Blood platelet donation takes about two hours. With a needle in both arms, you can’t read a book, so the Red Cross came up with a brilliant solution – donors can watch Netflix as the platelet machine whirs. Last summer a nurse in a hijab prepared me for donation while I perused the Netflix offerings. When it came time to place the needles, I still hadn’t decided. “Ah”, she said, “That’s the trouble with Netflix – no one can decide what to watch. Here’s a show about a sheriff. He has a Native American friend that he’s known since childhood – you might like it.” With that, she started the first episode of “Longmire”, a show I’d never watched. I was about to protest that I hated crime shows, I disliked Westerns, and I preferred movies over TV shows. As I was not the only donor this busy nurse needed to take care of, I decided that I’d watch an episode or two of this show even though I hadn’t chosen it. I watched the first episode, and most of the second, until the machine dinged and my donation was complete.

Back at home I turned on Netflix and finished the second episode. Over the days and weeks that followed, I stuck with the series. Walt Longmire (Robert Taylor) is your basic laconic Harrison Ford type, sheriff of the fictional county of Absaroka Wyoming. His best friend is Henry Standing Bear (Lou Diamond Phillips), owner of the local watering hole.

I stared to really get into the show – there’s tension between Walt’s office and Mathias (Zahn McClarnon), the sheriff on the local Cheyenne reservation. Mathias has a bee in his bonnet ’cause Walt sent his old boss Malachi (Graham Greene!) to prison for corruption.  Walt is not one to bend the rules unless it’s absolutely convenient, but in time the two develop a grudging respect. But wait, there’s more!  Jacob Night Horse (A. Martinez) wants to build a casino, a move that Walt’s late wife opposed. If that wasn’t enough, one of Longmire’s deputies, Branch Connally (Bailey Chase), is running against him for sheriff.  Walt’s other deputies are Victoria Moretti (Katee Sackhoff), who has come to Wyoming to escape her past in Philadelphia and Archie (the Ferg) Ferguson (Adam Bartley), a hapless chap that Walt hired as a favor to the Ferg’s father.

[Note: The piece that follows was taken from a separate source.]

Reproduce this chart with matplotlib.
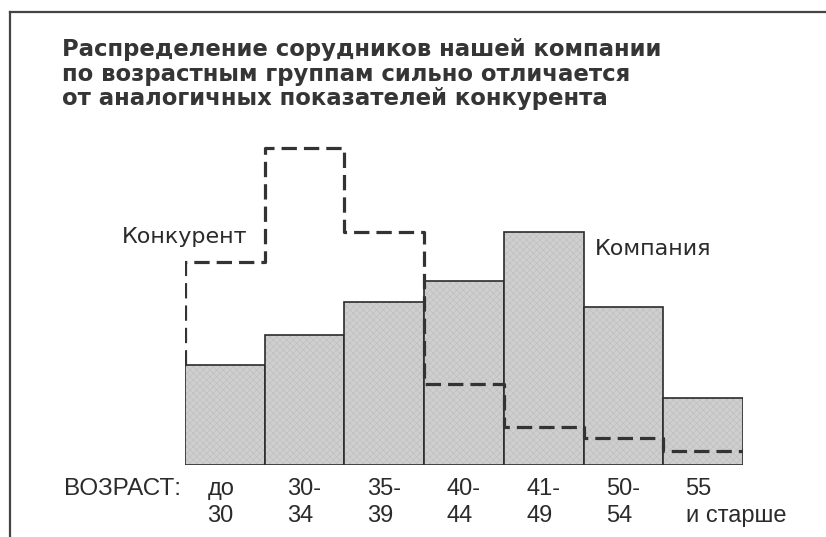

OK, I watched the show and all, but there were elements that bugged me – as the series went on I was never comfortable with the not-so-subtextual sexual tension between Deputy Moretti and Longmire. This seemed particularly creepy in light of the fact that Longmire’s daughter Cady (Cassidy Freeman) is approximately the same age as Moretti and because of the boss/employee dynamics involved. Yes, I’ve read that this tension plays out in Craig Johnson’s novels upon which the series is based, but that doesn’t make it any less creepy.

Katee Sackhoff and Robert Taylor

Cut the creepy stuff, willya?

On the positive side, I liked the episodes where Lou Diamond Philips became a Zorro-like character and the ones where Graham Greene figured prominently.  The latter makes a really good bad guy. At times, the show contains elements of magical realism, as in the works Gabriel García Márquez.

Graham_Greene

You’re a heckuva bad guy, Graham!

If you decide to watch the series, avoid the last episode like the plague (or at least the part after all the gun-fightin’.) In my humble opinion, the final episode makes the unwise decision to tie up all the story lines into one big happy ending. I wanted to gag.

All in all, Longmire is a mixed bag – the show seldom achieves greatness, but it frequently achieves pretty-goodness.